President Biden’s party is undergoing a seismic change. As the New Deal Democrats age, retire and pass away, the party is now populated by neoliberals (of the Clinton and Obama variety) and progressives (such as Vice President Kamala Harris and the members of the Squad). Although the New Deal era is not free of legitimate criticism, it is arguably the most successful era of the Democratic Party. Aside from the New Deal and Great Society programs, which have cemented themselves as permanent fixtures of American government, this era also oversaw America’s elevation from great power to superpower. President Biden owes much of his defiant rhetoric in the Address to his Democratic predecessors, whose leadership rendered isolationism a fringe ideology.
The New Deal era also gave America some of its greatest Democratic Presidents (Roosevelt, Truman, Kennedy, Johnson) as well as some of its greatest Senators (Daniel Patrick Moynihan, Henry ‘Scoop’ Jackson, and Joseph Lieberman). While conservatives continue to deride the New Deal era, many of the movement’s most significant era were once New Deal Democrats (Ben Wattenberg, Jeane Kirkpatrick, and even Ronald Reagan). Biden may not have been the greatest or the most consequential representative of this era, but owing to his seniority, he now stands as one of the few remaining New Dealers.
To me, this is what makes this year’s State of the Union address all the more significant. Because of Trump, the Republican party has changed from the vehicle of the conservative movement to one that channels populist anger and disdain for the ‘elites’, even among its own ranks. The Democratic Party, with its increasingly vocal progressive wing, is beginning to do the same. Towards the end of President Biden’s address, he address the growing concerns over his advanced age:
In my career I’ve been told I’m too young and I’m too old. Whether young or old, I’ve always known what endures… The very idea of America, that we are all created equal and deserve to be treated equally throughout our lives. We’ve never fully lived up to that idea, but we’ve never walked away from it either. And I won’t walk away from it now.

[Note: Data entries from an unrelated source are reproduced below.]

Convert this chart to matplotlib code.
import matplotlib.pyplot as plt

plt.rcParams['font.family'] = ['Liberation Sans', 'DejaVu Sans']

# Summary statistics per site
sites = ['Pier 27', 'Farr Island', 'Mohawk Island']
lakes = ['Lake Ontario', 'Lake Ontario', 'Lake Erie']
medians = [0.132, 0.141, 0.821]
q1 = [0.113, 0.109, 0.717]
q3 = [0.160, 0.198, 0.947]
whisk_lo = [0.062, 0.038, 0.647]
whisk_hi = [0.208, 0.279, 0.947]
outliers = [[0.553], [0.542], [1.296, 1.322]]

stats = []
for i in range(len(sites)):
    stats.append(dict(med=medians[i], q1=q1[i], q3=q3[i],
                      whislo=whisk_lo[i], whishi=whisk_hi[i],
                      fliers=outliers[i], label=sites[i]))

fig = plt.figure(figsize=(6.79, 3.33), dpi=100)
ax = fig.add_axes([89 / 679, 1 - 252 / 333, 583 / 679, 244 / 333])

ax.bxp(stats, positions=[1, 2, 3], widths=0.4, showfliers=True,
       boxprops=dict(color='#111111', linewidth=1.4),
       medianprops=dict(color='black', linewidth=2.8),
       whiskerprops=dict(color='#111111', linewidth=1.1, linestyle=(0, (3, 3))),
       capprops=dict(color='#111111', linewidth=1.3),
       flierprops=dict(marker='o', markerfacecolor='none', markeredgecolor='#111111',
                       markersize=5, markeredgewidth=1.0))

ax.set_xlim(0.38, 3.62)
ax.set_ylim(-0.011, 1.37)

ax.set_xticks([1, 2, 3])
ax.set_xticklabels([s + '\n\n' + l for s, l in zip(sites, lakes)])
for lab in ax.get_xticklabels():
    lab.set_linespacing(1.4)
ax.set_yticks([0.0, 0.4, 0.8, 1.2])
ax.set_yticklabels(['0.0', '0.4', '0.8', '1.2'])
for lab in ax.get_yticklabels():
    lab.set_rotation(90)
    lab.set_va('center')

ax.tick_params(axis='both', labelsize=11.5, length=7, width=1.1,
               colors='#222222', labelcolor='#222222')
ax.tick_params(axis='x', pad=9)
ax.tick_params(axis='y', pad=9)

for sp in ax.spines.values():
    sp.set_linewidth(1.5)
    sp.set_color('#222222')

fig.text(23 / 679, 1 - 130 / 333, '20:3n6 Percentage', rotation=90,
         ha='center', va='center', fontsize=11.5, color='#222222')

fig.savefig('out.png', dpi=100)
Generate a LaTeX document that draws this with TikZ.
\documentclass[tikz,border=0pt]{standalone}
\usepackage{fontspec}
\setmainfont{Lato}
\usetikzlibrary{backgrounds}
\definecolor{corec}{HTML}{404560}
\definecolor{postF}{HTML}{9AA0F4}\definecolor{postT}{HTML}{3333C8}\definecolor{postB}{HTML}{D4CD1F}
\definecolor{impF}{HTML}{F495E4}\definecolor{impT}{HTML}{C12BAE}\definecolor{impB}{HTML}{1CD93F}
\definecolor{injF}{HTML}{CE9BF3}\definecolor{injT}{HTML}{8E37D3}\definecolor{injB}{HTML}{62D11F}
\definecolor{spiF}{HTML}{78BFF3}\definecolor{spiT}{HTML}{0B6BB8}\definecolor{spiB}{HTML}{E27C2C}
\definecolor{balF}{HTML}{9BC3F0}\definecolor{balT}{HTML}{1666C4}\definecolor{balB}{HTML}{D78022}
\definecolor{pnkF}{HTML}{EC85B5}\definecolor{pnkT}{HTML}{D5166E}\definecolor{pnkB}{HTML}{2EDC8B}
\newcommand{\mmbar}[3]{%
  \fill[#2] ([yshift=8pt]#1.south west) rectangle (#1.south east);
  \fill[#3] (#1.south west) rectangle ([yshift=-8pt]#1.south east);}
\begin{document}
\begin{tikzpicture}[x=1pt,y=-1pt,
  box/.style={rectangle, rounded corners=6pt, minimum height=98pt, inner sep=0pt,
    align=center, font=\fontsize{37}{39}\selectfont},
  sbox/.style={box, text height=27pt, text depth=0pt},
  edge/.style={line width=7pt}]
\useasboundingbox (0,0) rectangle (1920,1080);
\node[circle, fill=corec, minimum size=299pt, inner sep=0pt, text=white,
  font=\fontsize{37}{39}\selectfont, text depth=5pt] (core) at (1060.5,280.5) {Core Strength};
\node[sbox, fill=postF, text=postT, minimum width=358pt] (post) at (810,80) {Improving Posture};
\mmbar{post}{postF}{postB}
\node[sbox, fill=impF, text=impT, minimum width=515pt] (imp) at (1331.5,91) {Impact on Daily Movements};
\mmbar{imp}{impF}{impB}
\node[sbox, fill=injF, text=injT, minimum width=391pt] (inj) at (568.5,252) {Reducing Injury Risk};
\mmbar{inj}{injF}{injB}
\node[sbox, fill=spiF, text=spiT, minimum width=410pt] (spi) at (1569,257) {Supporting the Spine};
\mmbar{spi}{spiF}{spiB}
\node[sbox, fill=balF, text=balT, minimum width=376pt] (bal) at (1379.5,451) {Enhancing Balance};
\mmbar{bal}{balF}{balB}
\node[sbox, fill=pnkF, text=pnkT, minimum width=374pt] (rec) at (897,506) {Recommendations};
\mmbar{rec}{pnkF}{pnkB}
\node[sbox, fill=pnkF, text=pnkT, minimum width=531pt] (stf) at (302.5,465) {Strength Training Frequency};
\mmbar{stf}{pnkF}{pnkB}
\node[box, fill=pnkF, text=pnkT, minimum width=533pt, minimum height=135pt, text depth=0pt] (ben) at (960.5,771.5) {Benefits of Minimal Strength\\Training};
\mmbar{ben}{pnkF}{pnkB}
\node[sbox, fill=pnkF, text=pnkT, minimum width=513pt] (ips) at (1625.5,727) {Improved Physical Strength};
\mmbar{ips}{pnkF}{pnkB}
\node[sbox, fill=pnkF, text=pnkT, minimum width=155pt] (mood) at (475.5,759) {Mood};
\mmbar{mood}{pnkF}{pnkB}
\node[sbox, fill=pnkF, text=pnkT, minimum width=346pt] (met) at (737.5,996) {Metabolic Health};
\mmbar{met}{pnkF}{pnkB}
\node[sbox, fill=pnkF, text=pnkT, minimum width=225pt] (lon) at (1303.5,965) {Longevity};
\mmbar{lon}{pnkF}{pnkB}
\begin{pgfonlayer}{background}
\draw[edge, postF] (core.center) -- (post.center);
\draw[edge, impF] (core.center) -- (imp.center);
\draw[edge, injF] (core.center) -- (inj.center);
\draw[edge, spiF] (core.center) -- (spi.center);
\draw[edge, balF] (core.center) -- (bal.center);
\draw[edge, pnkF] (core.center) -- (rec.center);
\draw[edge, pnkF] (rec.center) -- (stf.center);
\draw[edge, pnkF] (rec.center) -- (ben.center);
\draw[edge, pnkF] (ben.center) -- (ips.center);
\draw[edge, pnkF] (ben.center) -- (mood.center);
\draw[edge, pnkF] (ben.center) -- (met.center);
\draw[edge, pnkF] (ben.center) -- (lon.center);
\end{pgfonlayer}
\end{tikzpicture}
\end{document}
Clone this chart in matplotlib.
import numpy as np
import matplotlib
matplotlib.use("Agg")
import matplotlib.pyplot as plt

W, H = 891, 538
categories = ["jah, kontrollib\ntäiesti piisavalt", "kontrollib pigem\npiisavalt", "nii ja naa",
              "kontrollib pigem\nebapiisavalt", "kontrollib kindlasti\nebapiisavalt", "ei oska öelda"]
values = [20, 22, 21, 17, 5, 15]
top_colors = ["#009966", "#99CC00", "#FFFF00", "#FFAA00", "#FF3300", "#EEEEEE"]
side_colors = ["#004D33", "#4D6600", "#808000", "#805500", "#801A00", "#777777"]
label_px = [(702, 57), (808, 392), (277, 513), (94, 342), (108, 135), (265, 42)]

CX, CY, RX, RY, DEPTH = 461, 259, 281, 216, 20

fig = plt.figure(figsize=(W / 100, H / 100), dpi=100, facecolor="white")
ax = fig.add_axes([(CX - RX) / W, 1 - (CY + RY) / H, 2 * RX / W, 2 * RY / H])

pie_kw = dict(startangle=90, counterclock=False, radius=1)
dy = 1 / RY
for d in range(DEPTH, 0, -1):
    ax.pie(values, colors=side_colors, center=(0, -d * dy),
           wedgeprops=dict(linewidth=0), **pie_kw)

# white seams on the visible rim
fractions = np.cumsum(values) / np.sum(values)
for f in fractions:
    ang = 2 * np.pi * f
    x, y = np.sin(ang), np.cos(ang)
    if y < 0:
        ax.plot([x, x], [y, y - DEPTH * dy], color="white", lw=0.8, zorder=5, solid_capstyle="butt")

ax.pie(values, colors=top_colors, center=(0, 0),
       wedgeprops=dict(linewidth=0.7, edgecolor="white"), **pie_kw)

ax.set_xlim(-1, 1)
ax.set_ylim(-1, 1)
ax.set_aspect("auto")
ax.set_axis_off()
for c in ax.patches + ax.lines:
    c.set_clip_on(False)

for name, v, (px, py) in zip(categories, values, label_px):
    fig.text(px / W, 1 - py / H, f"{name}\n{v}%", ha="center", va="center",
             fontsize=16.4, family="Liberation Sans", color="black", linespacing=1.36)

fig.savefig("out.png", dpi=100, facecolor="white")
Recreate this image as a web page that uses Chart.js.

Coming from Republican opponents, concerns over the President’s age ring hollow, as Biden’s predecessor and presumed GOP nominee for the White House had been America’s oldest serving Head of State between 2017 and 2021. But perhaps their repeated calls for Biden to be put in a retirement home only mask their true grievances. To the Republican voters, Biden simultaneously represents an outdated consensus and a radical departure from traditional American values. But despite their rhetoric of conserving American tradition and the Founding, some so-called conservatives were willing to discard all that just to see their preferred candidate win the White House. Against the shared disdain of his Republican opponents and the more radical wing of his own party, it is Joe Biden to appears to be the more conservative figure running for President. And I, for one, prophesize an uglier American political landscape once he is gone.